Every clCreateKernel results in a line in the Compute category. If two different kernels with the same name (even from the same source) were created with two clCreateKernel calls (and then invoked through two or more clEnqueueNDRangeKernel ), two lines with the same kernel name appear in the table. If they are enqueued twice with a different global or local size or different sets of SVM arguments, they are also listed separately in the grid. To aggregate data per the same kernel source, use the Computing Task Purpose/Source Computing Task (GPU) grouping.
Correlate OpenCL Kernels Data with GPU Metrics
In the Graphics window, explore the Timeline pane > Platform tab to analyze OpenCL kernels execution over time.
OpenCL APIs (for example, clWaitForEvents) show up on the Thread area as tasks:
Correlate GPU metrics and OpenCL kernels data:
GPU hardware metrics are available if you enabled the Analyze Processor Graphics events option for Intel® HD Graphics or Intel® Iris® Graphics. To collect these metrics for Linux* targets, make sure to have the Intel Media Server Studio (starting with version 2015 R5) installed.
You may find it easier to analyze your OpenCL application by exploring the GPU hardware metrics per GPU architecture blocks. To do this, choose the Computing Task grouping level in the Graphics window, select an OpenCL kernel of interest and click the Architecture Diagram tab in the Timeline pane. VTune Amplifier updates the architecture diagram for your platform with performance data per GPU hardware metrics for the time range the selected kernel was executed.
Currently this feature is available starting with the 4th generation Intel® Core™ processors and the Intel® Core™ M processor, with a wider scope of metrics presented for the latter one.
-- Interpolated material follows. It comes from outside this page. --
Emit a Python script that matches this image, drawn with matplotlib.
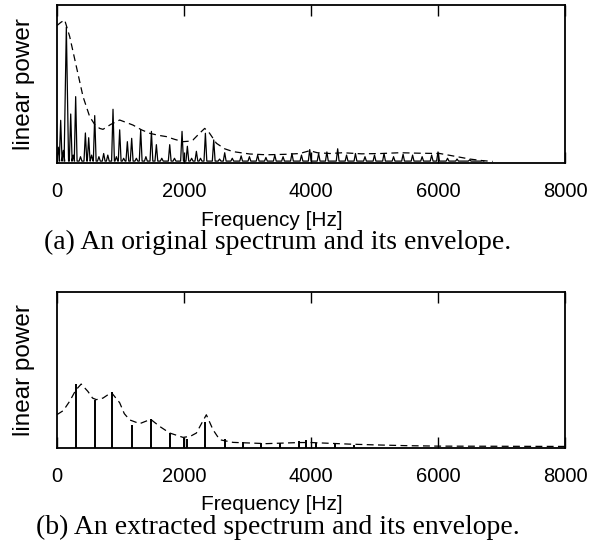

Explore the Computing Queue
To view details on OpenCL kernels submission, in particular distinguish the order of submission and execution, and analyze the time spent in the queue, zoom in and explore the Computing Queue data in the Timeline pane. You can click a kernel task to highlight the whole queue to the execution displayed at the top layer. Kernels with the same name and size show up in the same color.
VTune Amplifier displays kernels with the same name and size in the same color. Synchronization tasks are marked with vertical hatching . Data transfers, OpenCL routines responsible for transferring data from the host system to a GPU, are marked with cross-diagonal hatching .
In the Attach mode if you attached to a process when the computing queue is already created, VTune Amplifier will not display data for the OpenCL kernels in this queue.
Analyze Source and Assembly Code
You may select a computing task of interest in the grid view, double-click it to open the Source/Assembly window and analyze the code for the selected kernel.
Analyze the assembler code provided by your compiler for the OpenCL kernel, estimate its complexity, identify issues, match the critical assembly lines with the affected source code, and optimize, if possible. For example, if you see that some code lines were compiled into a high number of assembly instructions, consider simplifying the source code to decrease the number of assembly lines and make the code more cache-friendly.
Explore GPU metrics data per computing task in the Graphics window and drill down to the Source/Assembly view to explore instructions that may have contributed to the detected issues. For example, if you identified the Sampler Busy or Stalls issues in the Graphics window, you may search for the send instructions in the Assembly pane and analyze their usage since these instructions often cause frequent stalls and overload the sampler. Each send/sends instruction is annotated with comments in square brackets that show a purpose of the instruction, such as data reads/writes (for example, Typed/Untyped Surface Read), accesses to various architecture units (Sampler, Video Motion Estimation), end of a thread (Thread Spawner), and so on. For example, this sends instruction is used to access the Sampler unit:
0x408 260 sends (8|M0) r10:d r100 r8 0x82 0x24A7000 [Sampler, msg-length:1, resp-length:4, header:yes, func-control:27000]
The Source/Assembly analysis is not supported for the source code using the #line directive.